Bize ulaşan bilgilere göre depremde, 102’si hekim olmak üzere 450 sağlık çalışanı hayatını kaybetti. Hayatını kaybeden ve yaralanan sağlık çalışanlarının onlarcası deprem gecesi nöbetçi oldukları hastanelerin yıkılmasıyla hayatını kaybetti. Yaklaşık 20 kamu hastanesi kullanılamaz durumda. Hatay’da Dörtyol Devlet Hastanesi dışında hizmet veren kamu hastanesi kalmadı ayakta. Yıkılan hastanelerin bazılarının depreme dayanıksız olduğuna dair raporların mevcut olduğu belirlendi. Sağlık çalışanlarımızın hayatı açıkça hiçe sayılmış. Son Devlet Hizmet Yükümlülüğü kurasında ise yıkılan hastanelere atamalar yapıldı. Hastane yok, kalacak yer yok, koşullar çok ağır.

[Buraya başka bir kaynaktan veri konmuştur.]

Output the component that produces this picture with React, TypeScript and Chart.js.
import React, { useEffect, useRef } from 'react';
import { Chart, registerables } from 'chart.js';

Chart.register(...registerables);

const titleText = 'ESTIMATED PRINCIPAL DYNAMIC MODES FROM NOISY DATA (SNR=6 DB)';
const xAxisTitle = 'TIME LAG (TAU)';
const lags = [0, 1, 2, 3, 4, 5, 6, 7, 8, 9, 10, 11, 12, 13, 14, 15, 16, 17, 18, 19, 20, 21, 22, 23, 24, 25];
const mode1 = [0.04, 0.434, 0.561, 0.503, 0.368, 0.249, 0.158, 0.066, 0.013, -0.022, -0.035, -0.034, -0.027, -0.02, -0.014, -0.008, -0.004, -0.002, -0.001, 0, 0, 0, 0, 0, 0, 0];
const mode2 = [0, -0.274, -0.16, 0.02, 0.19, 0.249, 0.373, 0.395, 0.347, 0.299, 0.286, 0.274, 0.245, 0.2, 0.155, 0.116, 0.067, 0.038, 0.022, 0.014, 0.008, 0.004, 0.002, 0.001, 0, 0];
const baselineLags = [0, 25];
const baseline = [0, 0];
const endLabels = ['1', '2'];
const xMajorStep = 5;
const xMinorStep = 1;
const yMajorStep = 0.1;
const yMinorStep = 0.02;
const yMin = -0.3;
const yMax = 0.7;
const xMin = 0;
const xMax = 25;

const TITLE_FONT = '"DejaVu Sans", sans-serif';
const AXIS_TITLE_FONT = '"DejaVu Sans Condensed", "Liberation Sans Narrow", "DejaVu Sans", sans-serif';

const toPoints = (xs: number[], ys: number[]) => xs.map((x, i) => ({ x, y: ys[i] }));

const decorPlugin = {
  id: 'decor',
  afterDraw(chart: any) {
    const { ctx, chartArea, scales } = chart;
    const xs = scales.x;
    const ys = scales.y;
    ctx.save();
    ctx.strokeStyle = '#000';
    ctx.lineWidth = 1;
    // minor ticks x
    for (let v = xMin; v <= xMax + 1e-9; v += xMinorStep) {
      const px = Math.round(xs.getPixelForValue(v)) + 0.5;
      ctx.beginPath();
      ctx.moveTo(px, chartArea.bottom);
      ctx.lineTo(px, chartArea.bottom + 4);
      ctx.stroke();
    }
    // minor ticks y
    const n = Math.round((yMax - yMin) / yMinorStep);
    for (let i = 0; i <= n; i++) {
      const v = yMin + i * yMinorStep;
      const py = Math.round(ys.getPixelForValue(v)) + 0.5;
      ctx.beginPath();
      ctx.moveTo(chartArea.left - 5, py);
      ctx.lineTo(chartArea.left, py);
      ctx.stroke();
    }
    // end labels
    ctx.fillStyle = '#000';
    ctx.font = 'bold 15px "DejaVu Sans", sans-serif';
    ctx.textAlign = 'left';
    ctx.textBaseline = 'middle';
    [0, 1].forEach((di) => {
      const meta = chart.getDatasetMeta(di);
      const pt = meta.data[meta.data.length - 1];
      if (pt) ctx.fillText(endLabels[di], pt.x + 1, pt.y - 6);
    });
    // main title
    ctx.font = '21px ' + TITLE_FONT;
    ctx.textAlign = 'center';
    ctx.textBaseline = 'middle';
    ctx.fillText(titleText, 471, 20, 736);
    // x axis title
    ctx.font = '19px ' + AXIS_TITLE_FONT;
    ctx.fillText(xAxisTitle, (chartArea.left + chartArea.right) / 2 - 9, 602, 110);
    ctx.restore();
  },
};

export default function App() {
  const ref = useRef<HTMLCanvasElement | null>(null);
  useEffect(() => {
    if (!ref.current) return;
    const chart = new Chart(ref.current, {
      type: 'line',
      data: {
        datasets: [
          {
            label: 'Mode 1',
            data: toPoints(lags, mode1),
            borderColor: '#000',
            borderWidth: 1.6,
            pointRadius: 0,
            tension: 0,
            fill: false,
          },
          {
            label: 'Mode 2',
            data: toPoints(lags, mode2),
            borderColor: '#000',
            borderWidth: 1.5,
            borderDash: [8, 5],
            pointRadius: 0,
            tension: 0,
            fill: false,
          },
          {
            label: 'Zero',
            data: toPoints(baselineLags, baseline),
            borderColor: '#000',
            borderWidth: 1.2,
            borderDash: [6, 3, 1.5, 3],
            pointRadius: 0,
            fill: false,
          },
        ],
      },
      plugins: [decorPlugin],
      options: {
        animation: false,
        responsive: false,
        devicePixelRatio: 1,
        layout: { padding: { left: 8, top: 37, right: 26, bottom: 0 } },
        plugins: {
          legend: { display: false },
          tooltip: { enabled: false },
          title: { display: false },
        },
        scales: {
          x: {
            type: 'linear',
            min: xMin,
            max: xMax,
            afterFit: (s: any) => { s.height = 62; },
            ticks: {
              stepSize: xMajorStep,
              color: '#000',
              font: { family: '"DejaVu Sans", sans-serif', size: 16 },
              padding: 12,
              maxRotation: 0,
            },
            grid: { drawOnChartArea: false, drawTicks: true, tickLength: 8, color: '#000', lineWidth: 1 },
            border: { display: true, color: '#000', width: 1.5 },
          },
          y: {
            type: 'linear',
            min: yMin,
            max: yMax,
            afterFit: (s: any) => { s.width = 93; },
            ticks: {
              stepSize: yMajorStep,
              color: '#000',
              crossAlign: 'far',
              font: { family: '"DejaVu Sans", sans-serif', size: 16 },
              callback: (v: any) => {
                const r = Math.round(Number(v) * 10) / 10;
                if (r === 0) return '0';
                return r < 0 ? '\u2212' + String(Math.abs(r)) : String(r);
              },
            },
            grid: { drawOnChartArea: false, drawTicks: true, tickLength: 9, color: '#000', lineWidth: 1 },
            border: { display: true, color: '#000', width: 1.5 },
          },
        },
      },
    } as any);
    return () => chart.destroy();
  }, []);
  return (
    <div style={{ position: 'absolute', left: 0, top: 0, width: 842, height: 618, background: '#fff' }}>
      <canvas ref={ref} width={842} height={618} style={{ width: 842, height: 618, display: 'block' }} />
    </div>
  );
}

Depremden etkilenen vatandaşlarımız çevre iller ile metropollere göç ediyor. Yaklaşık 2 milyon vatandaşımız göç etmiş durumda.

Tıp fakülteleri deprem bölgesi dışında yer alan fakültelerle eşleşti. 4,5 ve 6. sınıf eğitimleri devam ederken, ilk üç sınıf için belirsiz uzaktan eğitim öngörüldü. Birçok açıdan uygun olmayan bu eğitim biçiminin sonlandırılması doğru olacaktır. Ayrıca depremden etkilenen öğrencilerin barınma başta olmak üzere acil çözüm bekleyen sorunları var. Ankara Tabip Odası olarak ilimize gelen öğrencilere burs desteği dahil katkı sunmaya, yanlarında olmaya çalışıyoruz.

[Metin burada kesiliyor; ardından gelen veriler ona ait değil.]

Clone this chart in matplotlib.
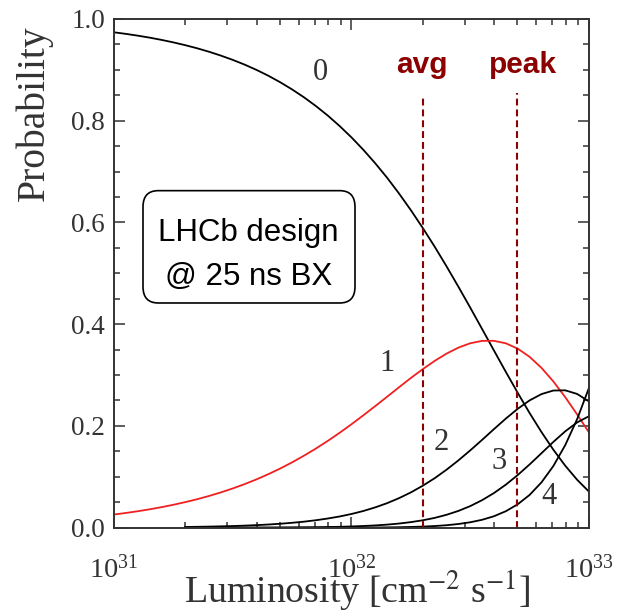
import matplotlib
matplotlib.use("Agg")
import matplotlib.pyplot as plt
from matplotlib.patches import FancyBboxPatch
from matplotlib.ticker import MultipleLocator, FormatStrFormatter

# luminosity grid (cm^-2 s^-1) and pile-up probabilities
lum = [1.0e31, 1.122e31, 1.259e31, 1.413e31, 1.585e31, 1.778e31, 1.995e31,
       2.239e31, 2.512e31, 2.818e31, 3.162e31, 3.548e31, 3.981e31, 4.467e31,
       5.012e31, 5.623e31, 6.310e31, 7.079e31, 7.943e31, 8.913e31,
       1.0e32, 1.122e32, 1.259e32, 1.413e32, 1.585e32, 1.778e32, 1.995e32,
       2.239e32, 2.512e32, 2.818e32, 3.162e32, 3.548e32, 3.981e32, 4.467e32,
       5.012e32, 5.623e32, 6.310e32, 7.079e32, 7.943e32, 8.913e32, 1.0e33]
p0 = [0.9738, 0.9707, 0.9672, 0.9633, 0.9589, 0.9540, 0.9485, 0.9424, 0.9356,
      0.9280, 0.9196, 0.9103, 0.8999, 0.8884, 0.8756, 0.8615, 0.8460, 0.8289,
      0.8102, 0.7896, 0.7672, 0.7428, 0.7163, 0.6878, 0.6570, 0.6242, 0.5893,
      0.5525, 0.5139, 0.4738, 0.4326, 0.3905, 0.3482, 0.3061, 0.2650, 0.2253,
      0.1879, 0.1532, 0.1218, 0.0942, 0.0707]
p1 = [0.0258, 0.0289, 0.0323, 0.0361, 0.0403, 0.0450, 0.0502, 0.0559, 0.0623,
      0.0693, 0.0771, 0.0856, 0.0949, 0.1052, 0.1163, 0.1284, 0.1415, 0.1555,
      0.1705, 0.1865, 0.2033, 0.2209, 0.2390, 0.2574, 0.2760, 0.2942, 0.3116,
      0.3278, 0.3421, 0.3539, 0.3625, 0.3672, 0.3673, 0.3624, 0.3519, 0.3358,
      0.3141, 0.2874, 0.2565, 0.2226, 0.1872]
# curves 2, 3, 4 start at 2e31
p2 = [0.0013, 0.0017, 0.0021, 0.0026, 0.0032, 0.0040, 0.0050, 0.0062, 0.0077,
      0.0096, 0.0118, 0.0146, 0.0180, 0.0220, 0.0269, 0.0328, 0.0399, 0.0482,
      0.0580, 0.0693, 0.0824, 0.0972, 0.1139, 0.1322, 0.1519, 0.1726, 0.1938,
      0.2145, 0.2337, 0.2502, 0.2626, 0.2696, 0.2700, 0.2629, 0.2481]
p3 = [0.0000, 0.0000, 0.0000, 0.0001, 0.0001, 0.0001, 0.0002, 0.0002, 0.0003,
      0.0005, 0.0007, 0.0009, 0.0013, 0.0017, 0.0024, 0.0033, 0.0044, 0.0060,
      0.0081, 0.0109, 0.0145, 0.0192, 0.0253, 0.0329, 0.0424, 0.0541, 0.0681,
      0.0846, 0.1035, 0.1243, 0.1464, 0.1686, 0.1894, 0.2069, 0.2191]
p4 = [0.0000, 0.0000, 0.0000, 0.0000, 0.0000, 0.0000, 0.0000, 0.0000, 0.0000,
      0.0000, 0.0000, 0.0000, 0.0001, 0.0001, 0.0002, 0.0003, 0.0004, 0.0006,
      0.0009, 0.0014, 0.0021, 0.0032, 0.0048, 0.0072, 0.0106, 0.0155, 0.0225,
      0.0324, 0.0460, 0.0644, 0.0891, 0.1212, 0.1623, 0.2133, 0.2749]

marker_lum = [2e32, 5e32]
marker_top = [0.847, 0.854]
marker_names = ["avg", "peak"]

plt.rcParams["font.family"] = "serif"
plt.rcParams["font.serif"] = ["Liberation Serif", "DejaVu Serif"]
plt.rcParams["mathtext.fontset"] = "stix"

grey = "#333333"
dred = "#8b0000"

fig = plt.figure(figsize=(6.29, 6.14), dpi=100)
ax = fig.add_axes([0.1812, 0.1406, 0.7552, 0.8285])

ax.plot(lum, p0, color="black", lw=1.3)
ax.plot(lum, p1, color="#f02020", lw=1.3)
ax.plot(lum[6:], p2, color="black", lw=1.3)
ax.plot(lum[6:], p3, color="black", lw=1.3)
ax.plot(lum[6:], p4, color="black", lw=1.3)

for xv, top in zip(marker_lum, marker_top):
    ax.plot([xv, xv], [0, top], color=dred, lw=1.5, linestyle=(0, (3.3, 1.9)))

ax.set_xscale("log")
ax.set_xlim(1e31, 1e33)
ax.set_ylim(0, 1)
ax.yaxis.set_major_locator(MultipleLocator(0.2))
ax.yaxis.set_minor_locator(MultipleLocator(0.05))
ax.yaxis.set_major_formatter(FormatStrFormatter("%.1f"))

ax.tick_params(which="both", direction="in", top=True, right=True,
               color=grey, width=1.1, labelcolor=grey)
ax.tick_params(which="major", length=8)
ax.tick_params(which="minor", length=4.5)
ax.tick_params(axis="y", labelsize=19.5, pad=6.5)
ax.tick_params(axis="x", labelsize=20.5, pad=20)
for sp in ax.spines.values():
    sp.set_color(grey)
    sp.set_linewidth(1.4)

ax.set_xlabel(r"Luminosity [cm$^{-2}$ s$^{-1}$]", fontsize=27.3, color=grey)
ax.xaxis.label.set_verticalalignment("baseline")
ax.xaxis.set_label_coords(0.5126, -0.150)
ax.set_ylabel("Probability", fontsize=28.5, color=grey)
ax.yaxis.set_label_coords(-0.128, 0.815)

# curve numbers
for txt, xa, ya in [("0", 0.435, 0.894), ("1", 0.575, 0.3237), ("2", 0.690, 0.1665),
                    ("3", 0.8105, 0.131), ("4", 0.9158, 0.0603)]:
    ax.text(xa, ya, txt, transform=ax.transAxes, ha="center", va="center",
            fontsize=22, color=grey)

for name, xa in zip(marker_names, [0.648, 0.861]):
    ax.text(xa, 0.8944, name, transform=ax.transAxes, ha="center", va="baseline",
            fontsize=21.5, fontweight="bold", color=dred, family="Liberation Sans")

box = FancyBboxPatch((0.0611, 0.4417), 0.4463, 0.2208, transform=ax.transAxes,
                     boxstyle="round,pad=0,rounding_size=0.032",
                     fc="white", ec="black", lw=1.2, zorder=3)
ax.add_patch(box)
ax.text(0.283, 0.5642, "LHCb design", transform=ax.transAxes, ha="center",
        va="baseline", fontsize=22.5, family="Liberation Sans", zorder=4)
ax.text(0.283, 0.4766, "@ 25 ns BX", transform=ax.transAxes, ha="center",
        va="baseline", fontsize=22.5, family="Liberation Sans", zorder=4)

fig.savefig("out.png", dpi=100)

Doğa olayı olan depremin felakete dönüşmesinde, 21 yıllık betona, inşaat rantına dayalı iktidarın sorumluluğu çok büyük. Peşi sıra yaşanan sel felaketinin de rant ekonomisi ile yakından ilgisi var. İnsanlarımızın depremde konuşarak öldüğü yönetsel ve organizasyonel beceriksizliği ülkemiz hak etmiyor. Artık bilimsel bilginin, liyakatin egemen olduğu bir anlayışa ihtiyacımız var. 

Pandemide olduğu gibi depremde de kapatılan/kapatılmaya çalışılan hastanelerimizin ne kadar önemli olduğu bir kez daha anlaşıldı. Devasa ve uzak olan şehir hastaneleri yerine kolay ulaşılan, merkezde yer alan hastanelerin daha uygun olduğu, kapatma sürecinin yeniden gözden geçirilmeye ihtiyaç duyduğu aşikar.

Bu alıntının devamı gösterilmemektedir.